I mentioned a bit ago that I’m an intrinsically motivated writer (which, in all honesty, I think writers must be to continue to do this thing day after day, week after week, month after month, and so on). If you’re unfamiliar with motivation, intrinsic motivation is that which comes from inside you. You do it because you like to do it, not because there is some kind of reward at the end (extrinsic motivation).
Getting published is certainly a wonderful reward, but for a writer like me, it happens so darn infrequently that the reward is too far removed from the work I’m putting in.
However, I come back to the desk and the document time after time to improve the story, write more, and do the hard work. Because of my life circumstances right now, though, all this happens far more slowly than I’d like. Sometimes days or even weeks will pass before I really have a chance to sit down and work on things. It’s just how it is with kids and a house to manage and dogs to take care of and all that. I would love to spend an hour every day working on blogging or writing books or things that will move this writing career forward, but some days I just don’t get that hour when my brain is ready for working.
I often don’t write on the days the big kids are home (so that’s four days a week out) and the baby isn’t always cooperative with being calm on the days it’s just us during my most productive hours (morning time). I mean, sure after lunch, he sleeps, but dang. I’m basically asleep at that time, too. Very difficult to sit down and write when you’re falling asleep at the keyboard (and having to delete sleepy typing every few minutesssssssssssssssssssssssssssssssssssssssssssssssssssssssssssssssssssssssssssssssssssssssssssssssssssssssssssssssssss).

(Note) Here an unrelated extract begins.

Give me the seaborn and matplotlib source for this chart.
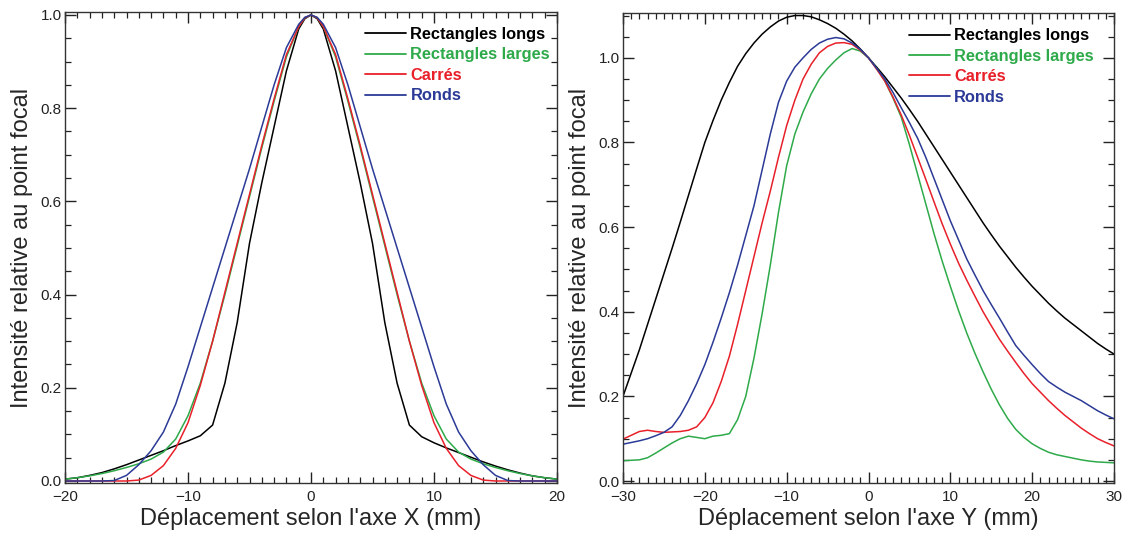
import numpy as np
import pandas as pd
import matplotlib
matplotlib.use("Agg")
import matplotlib.pyplot as plt
import seaborn as sns
from matplotlib.ticker import MultipleLocator

# ---------------- data ----------------
series_names = ["Rectangles longs", "Rectangles larges", "Carrés", "Ronds"]
series_colors = ["#000000", "#2eaa4a", "#e8202a", "#2b3a96"]

# Left panel: displacement along X (mm)
x_pos = list(range(-20, 0)) + [-0.5, 0, 0.5] + list(range(1, 21))
x_rect_longs = [0.004, 0.007, 0.012, 0.018, 0.026, 0.035, 0.045, 0.055, 0.065, 0.076,
                0.086, 0.097, 0.12, 0.21, 0.34, 0.51, 0.64, 0.76, 0.88, 0.97,
                0.992, 1.0, 0.992,
                0.97, 0.88, 0.76, 0.64, 0.51, 0.34, 0.21, 0.12, 0.095, 0.082,
                0.071, 0.061, 0.051, 0.041, 0.032, 0.024, 0.017, 0.011, 0.007, 0.004]
x_rect_larges = [0.004, 0.007, 0.011, 0.016, 0.022, 0.029, 0.037, 0.047, 0.062, 0.09,
                 0.14, 0.21, 0.30, 0.40, 0.505, 0.61, 0.715, 0.815, 0.91, 0.975,
                 0.994, 1.0, 0.994,
                 0.975, 0.91, 0.815, 0.715, 0.61, 0.505, 0.40, 0.30, 0.21, 0.14,
                 0.09, 0.062, 0.047, 0.037, 0.029, 0.022, 0.016, 0.011, 0.007, 0.004]
x_carres = [0.0, 0.0, 0.0, 0.0, 0.0, 0.0, 0.002, 0.012, 0.033, 0.07,
            0.125, 0.205, 0.30, 0.405, 0.51, 0.615, 0.72, 0.82, 0.915, 0.975,
            0.994, 1.0, 0.994,
            0.975, 0.915, 0.82, 0.72, 0.615, 0.51, 0.405, 0.30, 0.205, 0.125,
            0.07, 0.033, 0.012, 0.002, 0.0, 0.0, 0.0, 0.0, 0.0, 0.0]
x_ronds = [0.0, 0.0, 0.0, 0.0, 0.001, 0.012, 0.035, 0.065, 0.105, 0.165,
           0.245, 0.33, 0.415, 0.50, 0.585, 0.67, 0.76, 0.85, 0.93, 0.98,
           0.995, 1.0, 0.995,
           0.98, 0.93, 0.85, 0.76, 0.67, 0.585, 0.50, 0.415, 0.33, 0.245,
           0.165, 0.105, 0.065, 0.035, 0.012, 0.001, 0.0, 0.0, 0.0, 0.0]

# Right panel: displacement along Y (mm)
y_pos = list(range(-30, 31))
y_rect_longs = [0.20, 0.255, 0.31, 0.37, 0.43, 0.49, 0.55, 0.612, 0.675, 0.738,
                0.80, 0.852, 0.90, 0.942, 0.98, 1.01, 1.035, 1.056, 1.073, 1.087,
                1.096, 1.10, 1.10, 1.097, 1.09, 1.081, 1.07, 1.056, 1.04, 1.021,
                1.0,
                0.978, 0.955, 0.93, 0.905, 0.878, 0.85, 0.82, 0.79, 0.76, 0.73,
                0.70, 0.67, 0.64, 0.61, 0.582, 0.555, 0.53, 0.505, 0.482, 0.46,
                0.44, 0.42, 0.402, 0.385, 0.37, 0.355, 0.34, 0.325, 0.312, 0.30]
y_rect_larges = [0.048, 0.049, 0.05, 0.055, 0.066, 0.078, 0.09, 0.10, 0.106, 0.103,
                 0.10, 0.106, 0.108, 0.112, 0.145, 0.20, 0.29, 0.395, 0.51, 0.635,
                 0.745, 0.82, 0.872, 0.915, 0.95, 0.975, 0.995, 1.012, 1.022, 1.016,
                 1.0,
                 0.975, 0.945, 0.905, 0.86, 0.795, 0.725, 0.655, 0.585, 0.52, 0.46,
                 0.403, 0.35, 0.302, 0.258, 0.217, 0.18, 0.148, 0.122, 0.103, 0.088,
                 0.077, 0.068, 0.062, 0.058, 0.054, 0.05, 0.047, 0.045, 0.044, 0.043]
y_carres = [0.099, 0.108, 0.117, 0.12, 0.117, 0.115, 0.116, 0.117, 0.12, 0.128,
            0.15, 0.185, 0.235, 0.295, 0.37, 0.45, 0.53, 0.61, 0.685, 0.765,
            0.84, 0.90, 0.95, 0.985, 1.012, 1.027, 1.035, 1.036, 1.032, 1.018,
            1.0,
            0.973, 0.945, 0.907, 0.865, 0.817, 0.765, 0.713, 0.66, 0.608, 0.56,
            0.515, 0.475, 0.437, 0.40, 0.367, 0.335, 0.307, 0.28, 0.254, 0.23,
            0.21, 0.19, 0.172, 0.155, 0.14, 0.125, 0.112, 0.10, 0.091, 0.083]
y_ronds = [0.087, 0.091, 0.095, 0.10, 0.107, 0.115, 0.128, 0.155, 0.19, 0.23,
           0.275, 0.328, 0.385, 0.445, 0.51, 0.58, 0.65, 0.735, 0.82, 0.895,
           0.945, 0.978, 1.0, 1.02, 1.035, 1.044, 1.048, 1.045, 1.035, 1.02,
           1.0,
           0.975, 0.95, 0.918, 0.882, 0.847, 0.81, 0.765, 0.715, 0.665, 0.615,
           0.57, 0.525, 0.487, 0.45, 0.417, 0.385, 0.352, 0.32, 0.297, 0.275,
           0.254, 0.235, 0.222, 0.21, 0.20, 0.19, 0.178, 0.166, 0.156, 0.147]

x_ticks = [-20, -10, 0, 10, 20]
y_ticks_x = [-30, -20, -10, 0, 10, 20, 30]
val_ticks = [0.0, 0.2, 0.4, 0.6, 0.8, 1.0]

xlabel_left = "Déplacement selon l'axe X (mm)"
xlabel_right = "Déplacement selon l'axe Y (mm)"
ylabel = "Intensité relative au point focal"

# ---------------- tables ----------------
def long_table(pos, cols):
    frames = []
    for name, vals in zip(series_names, cols):
        frames.append(pd.DataFrame({"pos": pos, "val": vals, "série": name}))
    return pd.concat(frames, ignore_index=True)

df_x = long_table(x_pos, [x_rect_longs, x_rect_larges, x_carres, x_ronds])
df_y = long_table(y_pos, [y_rect_longs, y_rect_larges, y_carres, y_ronds])

# ---------------- style ----------------
sns.set_style("ticks")
plt.rcParams["font.family"] = ["Liberation Sans", "DejaVu Sans"]
plt.rcParams["axes.linewidth"] = 1.0

fig = plt.figure(figsize=(11.25, 5.39), dpi=100)
ax1 = fig.add_axes([65 / 1125, 1 - 483 / 539, 492 / 1125, 471 / 539])
ax2 = fig.add_axes([623 / 1125, 1 - 483 / 539, 491 / 1125, 470 / 539])

palette = dict(zip(series_names, series_colors))


def draw(ax, df, xlim, ylim, xt, xlabel, leg_anchor, ylab_x):
    sns.lineplot(data=df, x="pos", y="val", hue="série", palette=palette,
                 hue_order=series_names, linewidth=1.1, ax=ax, sort=True,
                 estimator=None)
    ax.set_xlim(*xlim)
    ax.set_ylim(*ylim)
    ax.set_xticks(xt)
    ax.set_yticks(val_ticks)
    ax.set_yticklabels([f"{v:.1f}" for v in val_ticks])
    ax.xaxis.set_minor_locator(MultipleLocator(1))
    ax.yaxis.set_minor_locator(MultipleLocator(0.05))
    ax.tick_params(which="both", direction="in", top=True, right=True,
                   colors="#222222", labelsize=11)
    ax.tick_params(which="major", length=8, width=1.0)
    ax.tick_params(axis="x", which="major", pad=5)
    ax.tick_params(axis="y", which="major", pad=2.5)
    ax.tick_params(which="minor", length=4, width=0.9)
    for s in ax.spines.values():
        s.set_color("#333333")
    ax.set_xlabel(xlabel, fontsize=17, labelpad=3)
    ax.set_ylabel(ylabel, fontsize=17)
    ax.yaxis.set_label_coords(ylab_x, 0.5)
    leg = ax.legend(loc="upper right", bbox_to_anchor=leg_anchor, frameon=False,
                    prop={"weight": "bold", "size": 11.8}, labelcolor="linecolor",
                    handlelength=2.5, handletextpad=0.25, labelspacing=0.33,
                    borderaxespad=0.0, borderpad=0.0)
    for line in leg.get_lines():
        line.set_linewidth(1.3)


draw(ax1, df_x, (-20, 20), (-0.0043, 1.0064), x_ticks, xlabel_left,
     (0.986, 0.968), -0.066)
draw(ax2, df_y, (-30, 30), (-0.0047, 1.106), y_ticks_x, xlabel_right,
     (0.959, 0.9675), -0.066)

fig.savefig("out.png", dpi=100, facecolor="white")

So, in order to help myself a little bit, I put together a team of readers. People who volunteered to read the things I wrote in their various stages of completion and idea formation. I had hoped this would motivate me to sit down and write more often knowing that people were waiting to read.
It hasn’t worked out like that for me, actually.

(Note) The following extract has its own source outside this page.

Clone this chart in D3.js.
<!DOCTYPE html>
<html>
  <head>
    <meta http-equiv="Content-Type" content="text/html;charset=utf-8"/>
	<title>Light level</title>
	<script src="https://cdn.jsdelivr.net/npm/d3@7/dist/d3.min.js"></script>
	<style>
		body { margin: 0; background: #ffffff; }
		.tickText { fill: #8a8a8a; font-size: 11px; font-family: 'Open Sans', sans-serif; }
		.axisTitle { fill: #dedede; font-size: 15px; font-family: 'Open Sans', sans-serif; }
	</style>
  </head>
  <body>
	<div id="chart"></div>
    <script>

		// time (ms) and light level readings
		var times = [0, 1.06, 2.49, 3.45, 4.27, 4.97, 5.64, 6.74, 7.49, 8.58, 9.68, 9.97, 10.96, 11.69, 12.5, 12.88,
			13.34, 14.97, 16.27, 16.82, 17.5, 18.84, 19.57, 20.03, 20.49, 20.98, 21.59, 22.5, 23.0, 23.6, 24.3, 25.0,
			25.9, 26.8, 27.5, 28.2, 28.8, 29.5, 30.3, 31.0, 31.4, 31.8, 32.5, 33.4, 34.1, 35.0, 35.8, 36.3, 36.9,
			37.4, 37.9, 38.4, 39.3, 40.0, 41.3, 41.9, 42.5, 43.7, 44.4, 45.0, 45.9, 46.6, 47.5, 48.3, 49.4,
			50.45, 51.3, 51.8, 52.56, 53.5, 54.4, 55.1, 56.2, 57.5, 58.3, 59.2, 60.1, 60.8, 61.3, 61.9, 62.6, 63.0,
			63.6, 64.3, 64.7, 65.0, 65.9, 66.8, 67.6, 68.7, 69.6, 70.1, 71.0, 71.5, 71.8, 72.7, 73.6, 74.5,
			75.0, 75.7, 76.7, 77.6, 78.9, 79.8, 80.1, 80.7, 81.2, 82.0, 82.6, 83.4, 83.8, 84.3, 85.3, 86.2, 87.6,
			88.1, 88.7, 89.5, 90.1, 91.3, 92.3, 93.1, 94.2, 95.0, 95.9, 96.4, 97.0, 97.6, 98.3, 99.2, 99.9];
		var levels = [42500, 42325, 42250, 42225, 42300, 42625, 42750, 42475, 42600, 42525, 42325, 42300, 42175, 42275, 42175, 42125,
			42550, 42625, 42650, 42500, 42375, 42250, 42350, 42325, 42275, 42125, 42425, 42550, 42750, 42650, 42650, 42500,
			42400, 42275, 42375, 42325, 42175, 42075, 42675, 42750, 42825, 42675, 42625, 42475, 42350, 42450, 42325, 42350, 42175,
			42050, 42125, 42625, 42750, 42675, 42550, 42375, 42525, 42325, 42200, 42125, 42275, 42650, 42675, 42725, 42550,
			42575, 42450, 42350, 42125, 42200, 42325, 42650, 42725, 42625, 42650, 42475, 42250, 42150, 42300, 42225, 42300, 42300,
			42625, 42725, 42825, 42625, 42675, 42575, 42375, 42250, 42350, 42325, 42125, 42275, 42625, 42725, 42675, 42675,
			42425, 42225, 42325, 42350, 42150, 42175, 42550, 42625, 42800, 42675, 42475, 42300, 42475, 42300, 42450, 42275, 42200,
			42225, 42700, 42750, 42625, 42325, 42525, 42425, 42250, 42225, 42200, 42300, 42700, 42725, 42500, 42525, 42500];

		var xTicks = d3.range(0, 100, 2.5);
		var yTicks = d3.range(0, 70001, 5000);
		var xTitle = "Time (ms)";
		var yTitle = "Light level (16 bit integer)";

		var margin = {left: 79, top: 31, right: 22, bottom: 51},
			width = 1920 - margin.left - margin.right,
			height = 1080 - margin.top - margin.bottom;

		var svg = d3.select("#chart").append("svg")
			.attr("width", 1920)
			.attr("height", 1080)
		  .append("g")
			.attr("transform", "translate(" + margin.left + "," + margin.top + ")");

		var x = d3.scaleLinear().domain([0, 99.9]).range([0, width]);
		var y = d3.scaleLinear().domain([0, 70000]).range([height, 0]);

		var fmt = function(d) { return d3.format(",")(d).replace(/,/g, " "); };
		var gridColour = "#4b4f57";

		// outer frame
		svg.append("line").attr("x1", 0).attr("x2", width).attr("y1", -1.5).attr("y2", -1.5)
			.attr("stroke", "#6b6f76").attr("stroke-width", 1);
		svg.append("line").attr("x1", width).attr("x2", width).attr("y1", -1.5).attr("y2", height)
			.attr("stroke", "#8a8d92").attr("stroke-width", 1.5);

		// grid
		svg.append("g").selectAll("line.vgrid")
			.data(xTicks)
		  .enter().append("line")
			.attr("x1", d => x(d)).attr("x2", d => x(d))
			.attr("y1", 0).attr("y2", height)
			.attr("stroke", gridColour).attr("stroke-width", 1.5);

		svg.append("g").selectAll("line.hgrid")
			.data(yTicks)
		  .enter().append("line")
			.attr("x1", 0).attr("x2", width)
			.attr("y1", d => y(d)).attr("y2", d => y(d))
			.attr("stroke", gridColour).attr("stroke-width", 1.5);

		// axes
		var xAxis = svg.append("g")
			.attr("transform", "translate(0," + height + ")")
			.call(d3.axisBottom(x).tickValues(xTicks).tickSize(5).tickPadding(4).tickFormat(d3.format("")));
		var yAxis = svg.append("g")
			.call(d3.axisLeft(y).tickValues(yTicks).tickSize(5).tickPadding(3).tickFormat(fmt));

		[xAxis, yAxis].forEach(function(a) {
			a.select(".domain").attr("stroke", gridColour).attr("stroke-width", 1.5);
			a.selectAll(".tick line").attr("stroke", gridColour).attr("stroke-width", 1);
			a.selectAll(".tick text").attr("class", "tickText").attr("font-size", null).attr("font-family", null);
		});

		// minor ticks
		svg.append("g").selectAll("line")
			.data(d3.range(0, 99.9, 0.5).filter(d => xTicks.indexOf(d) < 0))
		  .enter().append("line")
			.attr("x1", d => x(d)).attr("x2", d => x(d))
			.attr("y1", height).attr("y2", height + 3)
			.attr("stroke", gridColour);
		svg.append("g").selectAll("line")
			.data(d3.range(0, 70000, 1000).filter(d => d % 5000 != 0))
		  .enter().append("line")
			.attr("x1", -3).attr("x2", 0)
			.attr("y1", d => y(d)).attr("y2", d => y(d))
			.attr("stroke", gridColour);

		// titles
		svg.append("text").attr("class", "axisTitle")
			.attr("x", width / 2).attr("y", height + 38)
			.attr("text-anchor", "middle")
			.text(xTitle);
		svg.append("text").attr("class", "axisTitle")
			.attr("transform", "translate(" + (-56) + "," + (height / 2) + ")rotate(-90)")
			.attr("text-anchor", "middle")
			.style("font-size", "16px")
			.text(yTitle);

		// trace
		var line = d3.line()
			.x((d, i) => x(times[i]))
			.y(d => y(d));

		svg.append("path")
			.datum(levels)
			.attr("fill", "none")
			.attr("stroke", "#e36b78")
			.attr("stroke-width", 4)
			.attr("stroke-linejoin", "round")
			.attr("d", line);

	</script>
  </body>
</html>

Because I’m intrinsically motivated.
Which means that, while yes the feedback is nice and absolutely necessary, knowing that they are out there hasn’t actually motivated me to write faster. I guess I feel a bit guiltier about not writing more, but that hasn’t translated to more output.

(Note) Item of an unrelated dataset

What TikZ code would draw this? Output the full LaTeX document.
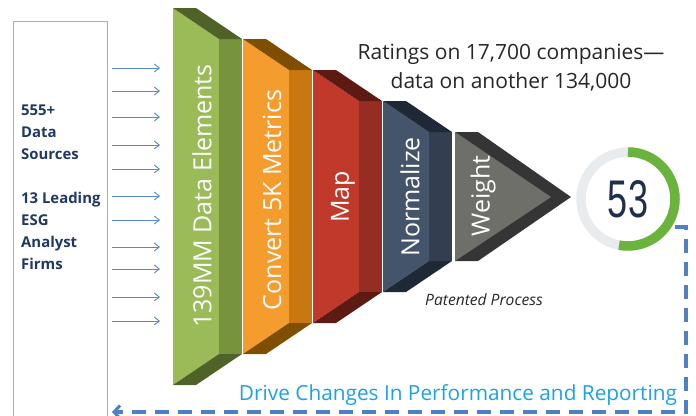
\documentclass[tikz,border=0pt]{standalone}
\usepackage{fontspec}
\setmainfont{Open Sans}
\newfontfamily\numfont{Liberation Sans}
\usepackage{tikz}
\usetikzlibrary{arrows.meta}

\definecolor{grnF}{HTML}{9BBB59}
\definecolor{grnS}{HTML}{77933C}
\definecolor{grnD}{HTML}{4F6228}
\definecolor{orgF}{HTML}{F49D2E}
\definecolor{orgS}{HTML}{C9770F}
\definecolor{orgD}{HTML}{7F4E00}
\definecolor{rdF}{HTML}{C0392B}
\definecolor{rdS}{HTML}{952D22}
\definecolor{rdD}{HTML}{5C1A12}
\definecolor{navF}{HTML}{44546A}
\definecolor{navS}{HTML}{333F50}
\definecolor{navD}{HTML}{1E2836}
\definecolor{wgtF}{HTML}{6F6F69}
\definecolor{wgtD}{HTML}{353535}
\definecolor{boxline}{HTML}{95B3D7}
\definecolor{feedblue}{HTML}{5A8AC6}
\definecolor{loopblue}{HTML}{4F7FC4}
\definecolor{srcnavy}{HTML}{1F3864}
\definecolor{drivecyan}{HTML}{1BA1E6}
\definecolor{ringgray}{HTML}{E8ECEE}
\definecolor{ringgreen}{HTML}{6AB43E}
\definecolor{scorenavy}{HTML}{1F2D4E}

\begin{document}
\begin{tikzpicture}[x=1pt,y=-1pt,
		stage/.style={rotate=90,text=white,inner sep=0pt,
			font=\fontsize{25}{27}\selectfont},
		feed/.style={draw=feedblue,line width=0.9pt,
			-{Straight Barb[length=5pt,width=8pt]}},
		feedback/.style={draw=loopblue,line width=4pt,
			dash pattern=on 14pt off 9pt,
			-{Straight Barb[length=6pt,width=13pt,line width=3pt]}},
		ring/.style={line width=9.5pt}]
	
	\useasboundingbox (0,0) rectangle (696,415);
	\clip (0,0) rectangle (696,415);
	
	% sources
	\node[draw=boxline,line width=0.8pt,anchor=north west,inner sep=0pt,
		minimum width=94pt,minimum height=400pt] (sources) at (13,21) {};
	\node[anchor=north west,align=left,inner sep=0pt,text=srcnavy,
		font=\fontsize{14.9}{22}\selectfont\bfseries] (sourcetext) at (21,105)
		{555+\\Data\\Sources\\[22pt]13 Leading\\ESG\\Analyst\\Firms};
	\coordinate (intake) at (160,0);
	\foreach \y in {68,91,117,145,169,196,220,247,269,297,321}
		\draw[feed] (sources.east |- 0,\y) ++(4,0) -- (intake |- 0,\y);
	
	% funnel blocks
	\foreach \k/\c in {0/grn,1/org,2/rd,3/nav} {
		\pgfmathsetmacro{\l}{173+70*\k}
		\pgfmathsetmacro{\t}{8+31*\k}
		\pgfmathsetmacro{\b}{385-31*\k}
		\fill[\c F] (\l,\t) -- (\l+46,\t+31) -- (\l+46,\b-31) -- (\l,\b) -- cycle;
		\fill[\c S] (\l+46,\t+31) rectangle (\l+69,\b-31);
		\fill[\c D] (\l,\t) -- (\l+23,\t) -- (\l+69,\t+31) -- (\l+46,\t+31) -- cycle;
		\fill[\c D] (\l,\b) -- (\l+23,\b) -- (\l+69,\b-31) -- (\l+46,\b-31) -- cycle;
	}
	\fill[wgtD] (455,132) -- (478,132) -- (571,197) -- (478,261) -- (455,261) -- cycle;
	\fill[wgtF] (455,132) -- (551,197) -- (455,261) -- cycle;
	
	\node[stage] (elements) at (202,196) {139MM Data Elements};
	\node[stage] (convert) at (272,200) {Convert 5K Metrics};
	\node[stage] (map) at (343,197) {Map};
	\node[stage] (normalize) at (410,197) {Normalize};
	\node[stage] (weight) at (483,196) {Weight};
	
	\node[anchor=north,align=center,inner sep=0pt,text=black!85,
		font=\fontsize{21}{29}\selectfont] (ratings) at (511,44)
		{Ratings on 17,700 companies---\\data on another 134,000};
	\node[anchor=base,inner sep=0pt,text=black!85,
		font=\fontsize{15.6}{18}\selectfont\itshape] (patented) at (484,305)
		{Patented Process};
	
	% score
	\node[inner sep=0pt,text=scorenavy,xscale=0.68,
		font=\fontsize{53}{53}\selectfont\numfont] (score) at (628,199) {53};
	\draw[ring,ringgray] (score.center) circle[radius=47pt];
	\draw[ring,ringgreen] (score.center) ++(90:47pt)
		arc[start angle=90,end angle=-101,radius=47pt];
	
	% loop back
	\coordinate (fbstart) at (675,227);
	\coordinate (fbend) at (112,412);
	\draw[feedback] (fbstart) -- ++(11,0) |- (fbend);
	\node[anchor=base,inner sep=0pt,text=drivecyan,
		font=\fontsize{20.8}{24}\selectfont] (drive) at (458,400)
		{Drive Changes In Performance and Reporting};
\end{tikzpicture}
\end{document}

That darn intrinsic motivation!
There are other things that need to be done in my life, like spending time with the baby forming a good attachment and keeping the house at a base level of tidiness and spending time with the rest of my family when they’re here and getting a somewhat adequate amount of sleep, which often involves napping.
In some ways, it would be nice to be more extrinsically motivated so that this motivator I’ve set up would work better. That I’d be so driven for the feedback, I’d write more. I can’t begin to tell you how helpful their feedback has been. They’ve shown me weaknesses, helped me make some decisions, and encouraged me along the way. I hope it’s a rewarding endeavor for my readers (based on their feedback, I think it is) and I’m certain there are two who wished I WOULD write faster. They are really invested in this storyline and it must be painful to wait days or even weeks between chapters and installments.
It’s hard to set up a reward system to write more when writing itself IS the reward. Or at least writing when one isn’t falling asleep at the keyboard. I have such a narrow window right now of adequate brain power, but my desire to produce far exceeds the time I have. I have two full handfuls of books I’d like to be writing or editing and I know that the time will come when I can really focus and work on things.
I suppose it could be handy to write a list of all the things I have in progress and just work from the list (knowing that getting some children’s stories nailed down would take far less time than a novel). I certainly do like my lists.
Of course, none of that really resolves the time issue (even now, I’m working on a timer, waiting for the baby to be DONE laying on the floor. Currently he’s happy enough, but that will come to a screeching halt). So I suppose I just need to look back and take my own advice regarding discipline and be more disciplined about taking the small moments I have to write and doing what I can in them if it’s worth the time.
Or perhaps I need to just practice patience, knowing that things won’t always be like this. It will get easier as everyone gets older. I will sleep through the night again some day. The baby will sleep more reliably so I can work some day. All my brain power and function will eventually return. And the writing will always be there.
Do you find yourself to be more intrinsically or extrinsically motivated? How does that help you to achieve your own goals?